Data segment |
<<<<

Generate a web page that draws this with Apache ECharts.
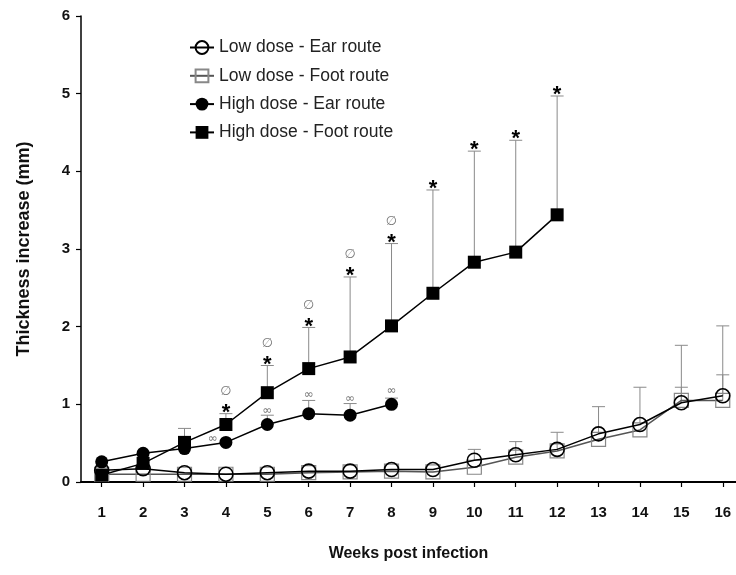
<!DOCTYPE html>
<html><head><meta charset="utf-8">
<script src="https://cdn.jsdelivr.net/npm/echarts@6/dist/echarts.min.js"></script>
<style>html,body{margin:0;padding:0;background:#fff}#c{width:736px;height:575px}</style>
</head><body><div id="c"></div>
<script>
// ---- data ----
const weeks = [1,2,3,4,5,6,7,8,9,10,11,12,13,14,15,16];
const yTicks = [0,1,2,3,4,5,6];
const seriesNames = ['Low dose - Ear route','Low dose - Foot route','High dose - Ear route','High dose - Foot route'];

const lowEar   = [0.15,0.17,0.12,0.10,0.12,0.14,0.14,0.16,0.16,0.28,0.35,0.42,0.62,0.74,1.02,1.11];
const lowFoot  = [0.10,0.10,0.10,0.10,0.10,0.12,0.13,0.14,0.13,0.19,0.32,0.40,0.55,0.67,1.05,1.05];
const highEar  = [0.26,0.37,0.43,0.51,0.74,0.88,0.86,1.00];
const highFoot = [0.09,0.24,0.51,0.74,1.15,1.46,1.61,2.01,2.43,2.83,2.96,3.44];

// upward error (SD) per week, null = not drawn
const lowEarSd   = [null,null,null,null,null,null,null,null,null,0.14,0.17,0.22,0.35,0.48,0.20,0.90];
const lowFootSd  = [null,null,null,null,null,null,null,null,null,null,null,null,null,null,0.71,0.33];
const highEarSd  = [null,null,null,null,0.12,0.17,0.15,0.08];
const highFootSd = [null,null,0.18,0.14,0.35,0.53,1.03,1.06,1.33,1.43,1.44,1.53];

// significance marks
const starWeeks = [4,5,6,7,8,9,10,11,12];     // '*' above High dose - Foot route
const phiWeeks  = [4,5,6,7,8];                 // '∅' above the star
const infMarks  = [[3.68,0.56],[5,0.92],[6,1.12],[7,1.07],[8,1.17]]; // '∞' (week, mm)

// ---- chart ----
const FONT = '"Liberation Sans", Arial, sans-serif';
const chart = echarts.init(document.getElementById('c'));

function pts(vals){ return vals.map((v,i)=>[weeks[i], v]); }

function errSeries(means, sds){
  const data = [];
  means.forEach((m,i)=>{ if (sds[i] != null) data.push([weeks[i], m, m + sds[i]]); });
  return {
    type:'custom', silent:true, z:1, data,
    encode:{x:0, y:[1,2]},
    renderItem(params, api){
      const x = api.value(0), m = api.value(1), t = api.value(2);
      const p0 = api.coord([x,m]), p1 = api.coord([x,t]);
      const w = 6.5;
      return {type:'group', children:[
        {type:'line', shape:{x1:p0[0],y1:p0[1],x2:p1[0],y2:p1[1]}, style:{stroke:'#8a8a8a', lineWidth:1}},
        {type:'line', shape:{x1:p1[0]-w,y1:p1[1],x2:p1[0]+w,y2:p1[1]}, style:{stroke:'#8a8a8a', lineWidth:1}}
      ]};
    }
  };
}

const footTop = highFoot.map((m,i)=> highFootSd[i]!=null ? m + highFootSd[i] : m);

const sigSeries = {
  type:'custom', silent:true, z:5,
  data: starWeeks.map(w => [w, footTop[w-1]]),
  encode:{x:0, y:1},
  renderItem(params, api){
    const w = api.value(0), t = api.value(1);
    const p = api.coord([w, t]);
    const children = [
      {type:'text', x:p[0], y:p[1]-1, style:{text:'*', font:'bold 22px ' + FONT, fill:'#000', align:'center', verticalAlign:'middle'}}
    ];
    if (phiWeeks.indexOf(w) >= 0) {
      children.push({type:'text', x:p[0], y:p[1]-22, style:{text:'\u2205', font:'13px "DejaVu Sans"', fill:'#777', align:'center', verticalAlign:'middle'}});
    }
    return {type:'group', children};
  }
};

const infSeries = {
  type:'custom', silent:true, z:5,
  data: infMarks,
  encode:{x:0, y:1},
  renderItem(params, api){
    const p = api.coord([api.value(0), api.value(1)]);
    return {type:'text', x:p[0], y:p[1], style:{text:'\u221E', font:'12px "DejaVu Sans"', fill:'#777', align:'center', verticalAlign:'middle'}};
  }
};

chart.setOption({
  animation:false,
  backgroundColor:'#fff',
  grid:{left:81, right:0, top:16, bottom:93, containLabel:false},
  legend:{
    data: seriesNames,
    orient:'vertical', left:189, top:38.5, padding:0,
    itemWidth:24, itemHeight:16, itemGap:10.3,
    textStyle:{fontFamily:FONT, fontSize:17.5, color:'#222'}
  },
  xAxis:{
    type:'value', min:0.5, max:16.32,
    name:'Weeks post infection', nameLocation:'middle', nameGap:64,
    nameTextStyle:{fontFamily:FONT, fontSize:16, fontWeight:'bold', color:'#111'},
    axisLine:{show:true, onZero:false, lineStyle:{color:'#000', width:2}},
    axisTick:{show:true, customValues:weeks, length:5, lineStyle:{color:'#000', width:1.2}},
    axisLabel:{customValues:weeks, margin:23, fontFamily:FONT, fontSize:15, fontWeight:'bold', color:'#111'},
    splitLine:{show:false}
  },
  yAxis:{
    type:'value', min:0, max:6, interval:1,
    name:'Thickness increase (mm)', nameLocation:'middle', nameGap:48,
    nameTextStyle:{fontFamily:FONT, fontSize:18, fontWeight:'bold', color:'#111'},
    axisLine:{show:true, lineStyle:{color:'#000', width:1.5}},
    axisTick:{show:true, length:5, lineStyle:{color:'#000', width:1.2}},
    axisLabel:{margin:11, fontFamily:FONT, fontSize:15, fontWeight:'bold', color:'#111',
      formatter: v => (yTicks.indexOf(v) >= 0 ? String(v) : '')},
    splitLine:{show:false}
  },
  series:[
    errSeries(lowEar, lowEarSd),
    errSeries(lowFoot, lowFootSd),
    errSeries(highEar, highEarSd),
    errSeries(highFoot, highFootSd),
    {name:seriesNames[1], type:'line', data:pts(lowFoot), symbol:'rect', symbolSize:14, z:2,
      lineStyle:{color:'#555', width:1.5},
      itemStyle:{color:'rgba(255,255,255,0)', borderColor:'#888', borderWidth:1.2}},
    {name:seriesNames[0], type:'line', data:pts(lowEar), symbol:'circle', symbolSize:14, z:3,
      lineStyle:{color:'#000', width:1.5},
      itemStyle:{color:'rgba(255,255,255,0)', borderColor:'#000', borderWidth:1.6}},
    {name:seriesNames[2], type:'line', data:pts(highEar), symbol:'circle', symbolSize:13, z:3,
      lineStyle:{color:'#000', width:1.5},
      itemStyle:{color:'#000', borderColor:'#000', borderWidth:0}},
    {name:seriesNames[3], type:'line', data:pts(highFoot), symbol:'rect', symbolSize:13, z:3,
      lineStyle:{color:'#000', width:1.5},
      itemStyle:{color:'#000', borderColor:'#000', borderWidth:0}},
    sigSeries,
    infSeries
  ]
});
</script>
</body></html>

>>>>

Work to do |
Images in the data above are to be skipped. Retype all other material exactly.

Result of the exercise |
Generate a web page that draws this with Apache ECharts.
<!DOCTYPE html>
<html><head><meta charset="utf-8">
<script src="https://cdn.jsdelivr.net/npm/echarts@6/dist/echarts.min.js"></script>
<style>html,body{margin:0;padding:0;background:#fff}#c{width:736px;height:575px}</style>
</head><body><div id="c"></div>
<script>
// ---- data ----
const weeks = [1,2,3,4,5,6,7,8,9,10,11,12,13,14,15,16];
const yTicks = [0,1,2,3,4,5,6];
const seriesNames = ['Low dose - Ear route','Low dose - Foot route','High dose - Ear route','High dose - Foot route'];

const lowEar   = [0.15,0.17,0.12,0.10,0.12,0.14,0.14,0.16,0.16,0.28,0.35,0.42,0.62,0.74,1.02,1.11];
const lowFoot  = [0.10,0.10,0.10,0.10,0.10,0.12,0.13,0.14,0.13,0.19,0.32,0.40,0.55,0.67,1.05,1.05];
const highEar  = [0.26,0.37,0.43,0.51,0.74,0.88,0.86,1.00];
const highFoot = [0.09,0.24,0.51,0.74,1.15,1.46,1.61,2.01,2.43,2.83,2.96,3.44];

// upward error (SD) per week, null = not drawn
const lowEarSd   = [null,null,null,null,null,null,null,null,null,0.14,0.17,0.22,0.35,0.48,0.20,0.90];
const lowFootSd  = [null,null,null,null,null,null,null,null,null,null,null,null,null,null,0.71,0.33];
const highEarSd  = [null,null,null,null,0.12,0.17,0.15,0.08];
const highFootSd = [null,null,0.18,0.14,0.35,0.53,1.03,1.06,1.33,1.43,1.44,1.53];

// significance marks
const starWeeks = [4,5,6,7,8,9,10,11,12];     // '*' above High dose - Foot route
const phiWeeks  = [4,5,6,7,8];                 // '∅' above the star
const infMarks  = [[3.68,0.56],[5,0.92],[6,1.12],[7,1.07],[8,1.17]]; // '∞' (week, mm)

// ---- chart ----
const FONT = '"Liberation Sans", Arial, sans-serif';
const chart = echarts.init(document.getElementById('c'));

function pts(vals){ return vals.map((v,i)=>[weeks[i], v]); }

function errSeries(means, sds){
  const data = [];
  means.forEach((m,i)=>{ if (sds[i] != null) data.push([weeks[i], m, m + sds[i]]); });
  return {
    type:'custom', silent:true, z:1, data,
    encode:{x:0, y:[1,2]},
    renderItem(params, api){
      const x = api.value(0), m = api.value(1), t = api.value(2);
      const p0 = api.coord([x,m]), p1 = api.coord([x,t]);
      const w = 6.5;
      return {type:'group', children:[
        {type:'line', shape:{x1:p0[0],y1:p0[1],x2:p1[0],y2:p1[1]}, style:{stroke:'#8a8a8a', lineWidth:1}},
        {type:'line', shape:{x1:p1[0]-w,y1:p1[1],x2:p1[0]+w,y2:p1[1]}, style:{stroke:'#8a8a8a', lineWidth:1}}
      ]};
    }
  };
}

const footTop = highFoot.map((m,i)=> highFootSd[i]!=null ? m + highFootSd[i] : m);

const sigSeries = {
  type:'custom', silent:true, z:5,
  data: starWeeks.map(w => [w, footTop[w-1]]),
  encode:{x:0, y:1},
  renderItem(params, api){
    const w = api.value(0), t = api.value(1);
    const p = api.coord([w, t]);
    const children = [
      {type:'text', x:p[0], y:p[1]-1, style:{text:'*', font:'bold 22px ' + FONT, fill:'#000', align:'center', verticalAlign:'middle'}}
    ];
    if (phiWeeks.indexOf(w) >= 0) {
      children.push({type:'text', x:p[0], y:p[1]-22, style:{text:'\u2205', font:'13px "DejaVu Sans"', fill:'#777', align:'center', verticalAlign:'middle'}});
    }
    return {type:'group', children};
  }
};

const infSeries = {
  type:'custom', silent:true, z:5,
  data: infMarks,
  encode:{x:0, y:1},
  renderItem(params, api){
    const p = api.coord([api.value(0), api.value(1)]);
    return {type:'text', x:p[0], y:p[1], style:{text:'\u221E', font:'12px "DejaVu Sans"', fill:'#777', align:'center', verticalAlign:'middle'}};
  }
};

chart.setOption({
  animation:false,
  backgroundColor:'#fff',
  grid:{left:81, right:0, top:16, bottom:93, containLabel:false},
  legend:{
    data: seriesNames,
    orient:'vertical', left:189, top:38.5, padding:0,
    itemWidth:24, itemHeight:16, itemGap:10.3,
    textStyle:{fontFamily:FONT, fontSize:17.5, color:'#222'}
  },
  xAxis:{
    type:'value', min:0.5, max:16.32,
    name:'Weeks post infection', nameLocation:'middle', nameGap:64,
    nameTextStyle:{fontFamily:FONT, fontSize:16, fontWeight:'bold', color:'#111'},
    axisLine:{show:true, onZero:false, lineStyle:{color:'#000', width:2}},
    axisTick:{show:true, customValues:weeks, length:5, lineStyle:{color:'#000', width:1.2}},
    axisLabel:{customValues:weeks, margin:23, fontFamily:FONT, fontSize:15, fontWeight:'bold', color:'#111'},
    splitLine:{show:false}
  },
  yAxis:{
    type:'value', min:0, max:6, interval:1,
    name:'Thickness increase (mm)', nameLocation:'middle', nameGap:48,
    nameTextStyle:{fontFamily:FONT, fontSize:18, fontWeight:'bold', color:'#111'},
    axisLine:{show:true, lineStyle:{color:'#000', width:1.5}},
    axisTick:{show:true, length:5, lineStyle:{color:'#000', width:1.2}},
    axisLabel:{margin:11, fontFamily:FONT, fontSize:15, fontWeight:'bold', color:'#111',
      formatter: v => (yTicks.indexOf(v) >= 0 ? String(v) : '')},
    splitLine:{show:false}
  },
  series:[
    errSeries(lowEar, lowEarSd),
    errSeries(lowFoot, lowFootSd),
    errSeries(highEar, highEarSd),
    errSeries(highFoot, highFootSd),
    {name:seriesNames[1], type:'line', data:pts(lowFoot), symbol:'rect', symbolSize:14, z:2,
      lineStyle:{color:'#555', width:1.5},
      itemStyle:{color:'rgba(255,255,255,0)', borderColor:'#888', borderWidth:1.2}},
    {name:seriesNames[0], type:'line', data:pts(lowEar), symbol:'circle', symbolSize:14, z:3,
      lineStyle:{color:'#000', width:1.5},
      itemStyle:{color:'rgba(255,255,255,0)', borderColor:'#000', borderWidth:1.6}},
    {name:seriesNames[2], type:'line', data:pts(highEar), symbol:'circle', symbolSize:13, z:3,
      lineStyle:{color:'#000', width:1.5},
      itemStyle:{color:'#000', borderColor:'#000', borderWidth:0}},
    {name:seriesNames[3], type:'line', data:pts(highFoot), symbol:'rect', symbolSize:13, z:3,
      lineStyle:{color:'#000', width:1.5},
      itemStyle:{color:'#000', borderColor:'#000', borderWidth:0}},
    sigSeries,
    infSeries
  ]
});
</script>
</body></html>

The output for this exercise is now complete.